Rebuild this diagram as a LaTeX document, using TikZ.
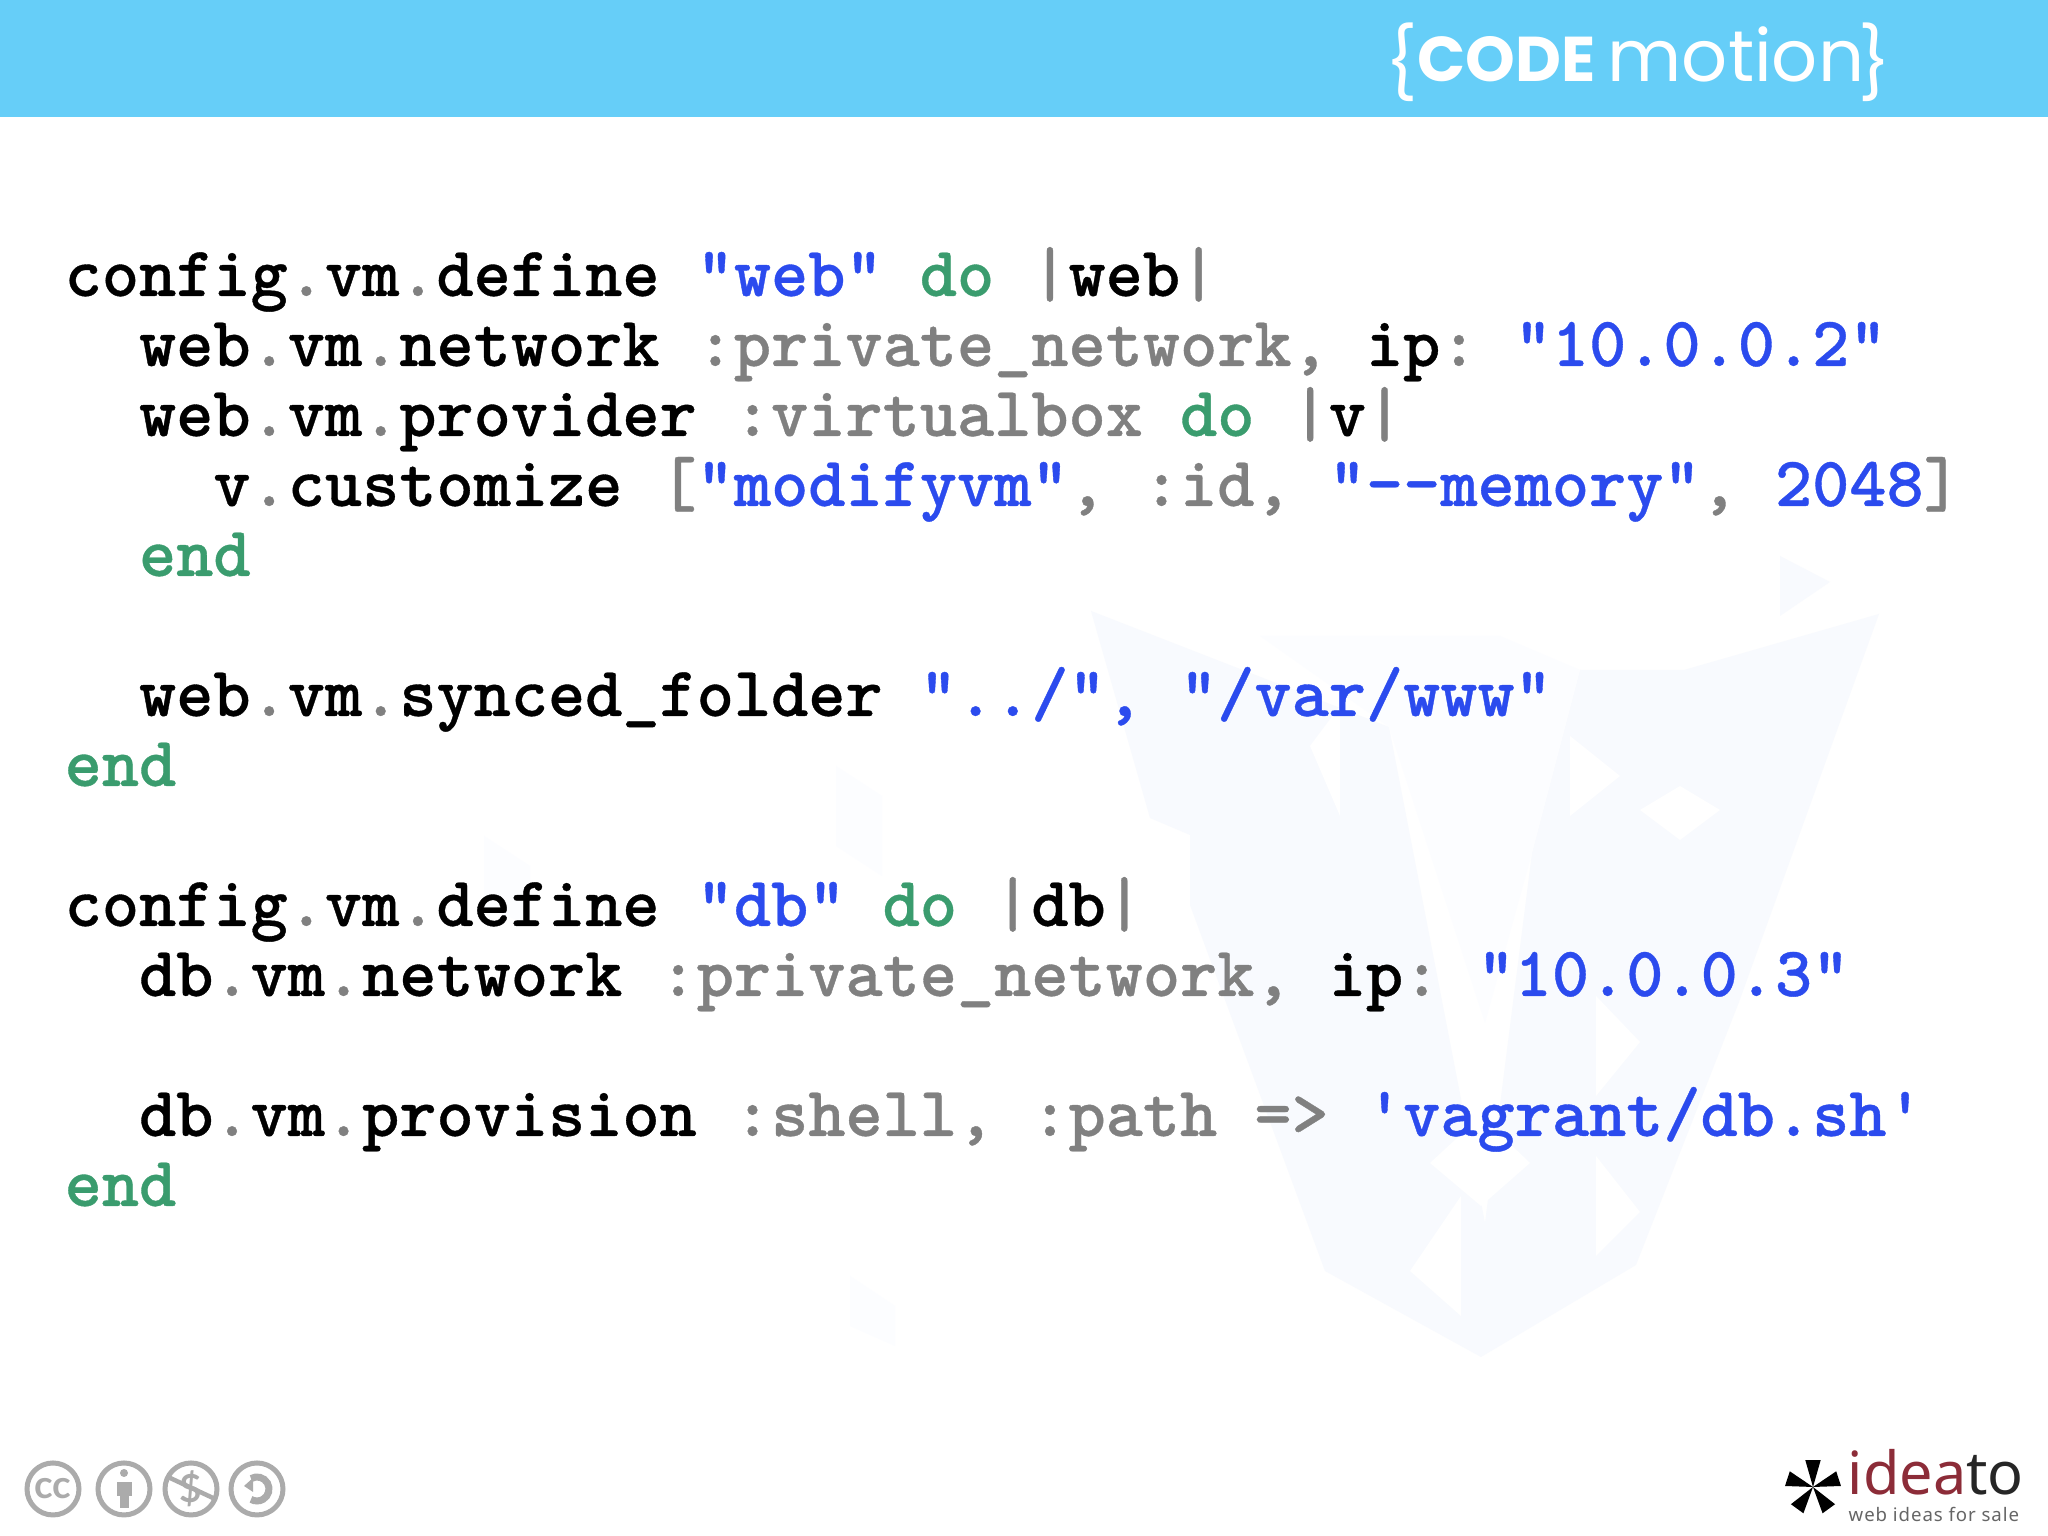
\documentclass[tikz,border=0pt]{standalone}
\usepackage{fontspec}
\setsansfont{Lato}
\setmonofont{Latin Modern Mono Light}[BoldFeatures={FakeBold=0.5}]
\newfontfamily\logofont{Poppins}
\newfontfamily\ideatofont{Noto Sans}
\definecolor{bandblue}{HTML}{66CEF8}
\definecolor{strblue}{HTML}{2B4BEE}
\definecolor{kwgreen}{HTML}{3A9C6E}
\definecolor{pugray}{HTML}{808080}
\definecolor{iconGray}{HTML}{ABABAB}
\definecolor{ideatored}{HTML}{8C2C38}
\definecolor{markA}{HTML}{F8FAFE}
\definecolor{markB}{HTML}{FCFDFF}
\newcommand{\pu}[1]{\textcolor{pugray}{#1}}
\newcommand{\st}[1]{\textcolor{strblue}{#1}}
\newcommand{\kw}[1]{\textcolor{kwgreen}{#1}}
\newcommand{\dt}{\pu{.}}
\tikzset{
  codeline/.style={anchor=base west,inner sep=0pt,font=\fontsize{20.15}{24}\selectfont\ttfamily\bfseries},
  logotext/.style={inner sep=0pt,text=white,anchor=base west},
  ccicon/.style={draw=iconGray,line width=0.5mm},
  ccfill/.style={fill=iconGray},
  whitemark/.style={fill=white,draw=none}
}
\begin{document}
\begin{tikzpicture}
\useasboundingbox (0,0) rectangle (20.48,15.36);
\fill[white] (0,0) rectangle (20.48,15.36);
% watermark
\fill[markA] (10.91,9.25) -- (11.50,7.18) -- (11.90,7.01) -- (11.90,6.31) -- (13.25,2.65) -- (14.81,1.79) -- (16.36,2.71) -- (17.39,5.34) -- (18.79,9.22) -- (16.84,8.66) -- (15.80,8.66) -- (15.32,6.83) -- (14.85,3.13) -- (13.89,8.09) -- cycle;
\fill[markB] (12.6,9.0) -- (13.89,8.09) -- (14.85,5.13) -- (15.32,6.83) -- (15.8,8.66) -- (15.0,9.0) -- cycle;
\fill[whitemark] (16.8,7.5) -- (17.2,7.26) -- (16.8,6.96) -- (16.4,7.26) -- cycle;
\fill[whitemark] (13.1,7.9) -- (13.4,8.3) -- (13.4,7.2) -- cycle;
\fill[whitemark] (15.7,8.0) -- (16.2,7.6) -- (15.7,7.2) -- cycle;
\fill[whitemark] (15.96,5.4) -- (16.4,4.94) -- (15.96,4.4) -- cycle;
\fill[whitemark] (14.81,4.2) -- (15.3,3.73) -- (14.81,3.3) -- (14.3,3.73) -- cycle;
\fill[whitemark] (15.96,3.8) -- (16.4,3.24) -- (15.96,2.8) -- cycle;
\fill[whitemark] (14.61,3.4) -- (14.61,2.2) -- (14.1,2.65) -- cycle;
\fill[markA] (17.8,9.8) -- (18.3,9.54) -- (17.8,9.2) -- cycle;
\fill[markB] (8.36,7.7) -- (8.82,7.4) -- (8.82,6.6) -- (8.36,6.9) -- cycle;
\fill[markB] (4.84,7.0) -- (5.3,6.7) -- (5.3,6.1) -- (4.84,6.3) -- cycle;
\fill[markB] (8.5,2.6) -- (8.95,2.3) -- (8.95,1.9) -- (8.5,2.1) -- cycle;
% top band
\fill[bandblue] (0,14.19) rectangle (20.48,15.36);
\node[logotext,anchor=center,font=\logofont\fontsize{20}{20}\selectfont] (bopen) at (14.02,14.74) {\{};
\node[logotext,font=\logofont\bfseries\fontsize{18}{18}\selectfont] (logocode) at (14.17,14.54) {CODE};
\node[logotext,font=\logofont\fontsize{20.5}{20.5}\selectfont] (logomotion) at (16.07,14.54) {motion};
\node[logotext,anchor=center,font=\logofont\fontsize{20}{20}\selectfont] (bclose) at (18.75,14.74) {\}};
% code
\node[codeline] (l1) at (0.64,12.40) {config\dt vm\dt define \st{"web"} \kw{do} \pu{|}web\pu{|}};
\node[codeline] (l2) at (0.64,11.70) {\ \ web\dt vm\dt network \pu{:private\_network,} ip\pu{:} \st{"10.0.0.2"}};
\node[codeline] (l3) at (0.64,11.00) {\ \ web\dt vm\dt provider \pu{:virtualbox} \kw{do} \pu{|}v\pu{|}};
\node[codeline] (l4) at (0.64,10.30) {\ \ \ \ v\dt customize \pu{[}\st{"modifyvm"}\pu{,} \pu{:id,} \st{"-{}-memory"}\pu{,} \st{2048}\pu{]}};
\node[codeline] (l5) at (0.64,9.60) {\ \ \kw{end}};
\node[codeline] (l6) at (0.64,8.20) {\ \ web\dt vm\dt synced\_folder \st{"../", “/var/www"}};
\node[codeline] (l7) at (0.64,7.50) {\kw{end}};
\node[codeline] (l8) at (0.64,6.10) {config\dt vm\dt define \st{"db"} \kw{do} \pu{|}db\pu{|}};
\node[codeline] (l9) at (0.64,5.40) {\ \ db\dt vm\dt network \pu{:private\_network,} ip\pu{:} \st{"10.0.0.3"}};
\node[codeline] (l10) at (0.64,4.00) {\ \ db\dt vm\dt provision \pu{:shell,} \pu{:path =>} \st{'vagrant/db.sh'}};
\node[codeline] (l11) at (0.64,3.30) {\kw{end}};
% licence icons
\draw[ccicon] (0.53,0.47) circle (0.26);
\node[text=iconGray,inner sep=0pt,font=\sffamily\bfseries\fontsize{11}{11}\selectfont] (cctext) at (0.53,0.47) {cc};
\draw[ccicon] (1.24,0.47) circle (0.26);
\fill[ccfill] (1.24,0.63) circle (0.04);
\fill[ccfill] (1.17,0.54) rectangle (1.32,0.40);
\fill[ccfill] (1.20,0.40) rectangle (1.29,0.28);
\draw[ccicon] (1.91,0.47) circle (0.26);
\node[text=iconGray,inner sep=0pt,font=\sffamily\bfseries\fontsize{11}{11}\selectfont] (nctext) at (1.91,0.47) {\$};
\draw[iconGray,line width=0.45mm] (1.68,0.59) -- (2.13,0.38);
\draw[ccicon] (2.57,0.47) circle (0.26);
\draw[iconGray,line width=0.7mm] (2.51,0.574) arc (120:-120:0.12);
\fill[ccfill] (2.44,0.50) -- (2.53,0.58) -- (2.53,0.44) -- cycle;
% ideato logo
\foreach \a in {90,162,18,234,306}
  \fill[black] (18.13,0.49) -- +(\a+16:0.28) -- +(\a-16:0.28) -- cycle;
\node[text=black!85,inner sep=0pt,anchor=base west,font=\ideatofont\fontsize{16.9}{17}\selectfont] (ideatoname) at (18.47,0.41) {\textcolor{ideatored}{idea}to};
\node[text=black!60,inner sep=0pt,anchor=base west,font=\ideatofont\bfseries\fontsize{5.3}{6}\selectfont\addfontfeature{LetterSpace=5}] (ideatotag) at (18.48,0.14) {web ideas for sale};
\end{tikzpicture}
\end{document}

□ □ □

Each line of the data is to be duplicated exactly; pictures stay out of the copy.

Rebuild this diagram as a LaTeX document, using TikZ.
\documentclass[tikz,border=0pt]{standalone}
\usepackage{fontspec}
\setsansfont{Lato}
\setmonofont{Latin Modern Mono Light}[BoldFeatures={FakeBold=0.5}]
\newfontfamily\logofont{Poppins}
\newfontfamily\ideatofont{Noto Sans}
\definecolor{bandblue}{HTML}{66CEF8}
\definecolor{strblue}{HTML}{2B4BEE}
\definecolor{kwgreen}{HTML}{3A9C6E}
\definecolor{pugray}{HTML}{808080}
\definecolor{iconGray}{HTML}{ABABAB}
\definecolor{ideatored}{HTML}{8C2C38}
\definecolor{markA}{HTML}{F8FAFE}
\definecolor{markB}{HTML}{FCFDFF}
\newcommand{\pu}[1]{\textcolor{pugray}{#1}}
\newcommand{\st}[1]{\textcolor{strblue}{#1}}
\newcommand{\kw}[1]{\textcolor{kwgreen}{#1}}
\newcommand{\dt}{\pu{.}}
\tikzset{
  codeline/.style={anchor=base west,inner sep=0pt,font=\fontsize{20.15}{24}\selectfont\ttfamily\bfseries},
  logotext/.style={inner sep=0pt,text=white,anchor=base west},
  ccicon/.style={draw=iconGray,line width=0.5mm},
  ccfill/.style={fill=iconGray},
  whitemark/.style={fill=white,draw=none}
}
\begin{document}
\begin{tikzpicture}
\useasboundingbox (0,0) rectangle (20.48,15.36);
\fill[white] (0,0) rectangle (20.48,15.36);
% watermark
\fill[markA] (10.91,9.25) -- (11.50,7.18) -- (11.90,7.01) -- (11.90,6.31) -- (13.25,2.65) -- (14.81,1.79) -- (16.36,2.71) -- (17.39,5.34) -- (18.79,9.22) -- (16.84,8.66) -- (15.80,8.66) -- (15.32,6.83) -- (14.85,3.13) -- (13.89,8.09) -- cycle;
\fill[markB] (12.6,9.0) -- (13.89,8.09) -- (14.85,5.13) -- (15.32,6.83) -- (15.8,8.66) -- (15.0,9.0) -- cycle;
\fill[whitemark] (16.8,7.5) -- (17.2,7.26) -- (16.8,6.96) -- (16.4,7.26) -- cycle;
\fill[whitemark] (13.1,7.9) -- (13.4,8.3) -- (13.4,7.2) -- cycle;
\fill[whitemark] (15.7,8.0) -- (16.2,7.6) -- (15.7,7.2) -- cycle;
\fill[whitemark] (15.96,5.4) -- (16.4,4.94) -- (15.96,4.4) -- cycle;
\fill[whitemark] (14.81,4.2) -- (15.3,3.73) -- (14.81,3.3) -- (14.3,3.73) -- cycle;
\fill[whitemark] (15.96,3.8) -- (16.4,3.24) -- (15.96,2.8) -- cycle;
\fill[whitemark] (14.61,3.4) -- (14.61,2.2) -- (14.1,2.65) -- cycle;
\fill[markA] (17.8,9.8) -- (18.3,9.54) -- (17.8,9.2) -- cycle;
\fill[markB] (8.36,7.7) -- (8.82,7.4) -- (8.82,6.6) -- (8.36,6.9) -- cycle;
\fill[markB] (4.84,7.0) -- (5.3,6.7) -- (5.3,6.1) -- (4.84,6.3) -- cycle;
\fill[markB] (8.5,2.6) -- (8.95,2.3) -- (8.95,1.9) -- (8.5,2.1) -- cycle;
% top band
\fill[bandblue] (0,14.19) rectangle (20.48,15.36);
\node[logotext,anchor=center,font=\logofont\fontsize{20}{20}\selectfont] (bopen) at (14.02,14.74) {\{};
\node[logotext,font=\logofont\bfseries\fontsize{18}{18}\selectfont] (logocode) at (14.17,14.54) {CODE};
\node[logotext,font=\logofont\fontsize{20.5}{20.5}\selectfont] (logomotion) at (16.07,14.54) {motion};
\node[logotext,anchor=center,font=\logofont\fontsize{20}{20}\selectfont] (bclose) at (18.75,14.74) {\}};
% code
\node[codeline] (l1) at (0.64,12.40) {config\dt vm\dt define \st{"web"} \kw{do} \pu{|}web\pu{|}};
\node[codeline] (l2) at (0.64,11.70) {\ \ web\dt vm\dt network \pu{:private\_network,} ip\pu{:} \st{"10.0.0.2"}};
\node[codeline] (l3) at (0.64,11.00) {\ \ web\dt vm\dt provider \pu{:virtualbox} \kw{do} \pu{|}v\pu{|}};
\node[codeline] (l4) at (0.64,10.30) {\ \ \ \ v\dt customize \pu{[}\st{"modifyvm"}\pu{,} \pu{:id,} \st{"-{}-memory"}\pu{,} \st{2048}\pu{]}};
\node[codeline] (l5) at (0.64,9.60) {\ \ \kw{end}};
\node[codeline] (l6) at (0.64,8.20) {\ \ web\dt vm\dt synced\_folder \st{"../", “/var/www"}};
\node[codeline] (l7) at (0.64,7.50) {\kw{end}};
\node[codeline] (l8) at (0.64,6.10) {config\dt vm\dt define \st{"db"} \kw{do} \pu{|}db\pu{|}};
\node[codeline] (l9) at (0.64,5.40) {\ \ db\dt vm\dt network \pu{:private\_network,} ip\pu{:} \st{"10.0.0.3"}};
\node[codeline] (l10) at (0.64,4.00) {\ \ db\dt vm\dt provision \pu{:shell,} \pu{:path =>} \st{'vagrant/db.sh'}};
\node[codeline] (l11) at (0.64,3.30) {\kw{end}};
% licence icons
\draw[ccicon] (0.53,0.47) circle (0.26);
\node[text=iconGray,inner sep=0pt,font=\sffamily\bfseries\fontsize{11}{11}\selectfont] (cctext) at (0.53,0.47) {cc};
\draw[ccicon] (1.24,0.47) circle (0.26);
\fill[ccfill] (1.24,0.63) circle (0.04);
\fill[ccfill] (1.17,0.54) rectangle (1.32,0.40);
\fill[ccfill] (1.20,0.40) rectangle (1.29,0.28);
\draw[ccicon] (1.91,0.47) circle (0.26);
\node[text=iconGray,inner sep=0pt,font=\sffamily\bfseries\fontsize{11}{11}\selectfont] (nctext) at (1.91,0.47) {\$};
\draw[iconGray,line width=0.45mm] (1.68,0.59) -- (2.13,0.38);
\draw[ccicon] (2.57,0.47) circle (0.26);
\draw[iconGray,line width=0.7mm] (2.51,0.574) arc (120:-120:0.12);
\fill[ccfill] (2.44,0.50) -- (2.53,0.58) -- (2.53,0.44) -- cycle;
% ideato logo
\foreach \a in {90,162,18,234,306}
  \fill[black] (18.13,0.49) -- +(\a+16:0.28) -- +(\a-16:0.28) -- cycle;
\node[text=black!85,inner sep=0pt,anchor=base west,font=\ideatofont\fontsize{16.9}{17}\selectfont] (ideatoname) at (18.47,0.41) {\textcolor{ideatored}{idea}to};
\node[text=black!60,inner sep=0pt,anchor=base west,font=\ideatofont\bfseries\fontsize{5.3}{6}\selectfont\addfontfeature{LetterSpace=5}] (ideatotag) at (18.48,0.14) {web ideas for sale};
\end{tikzpicture}
\end{document}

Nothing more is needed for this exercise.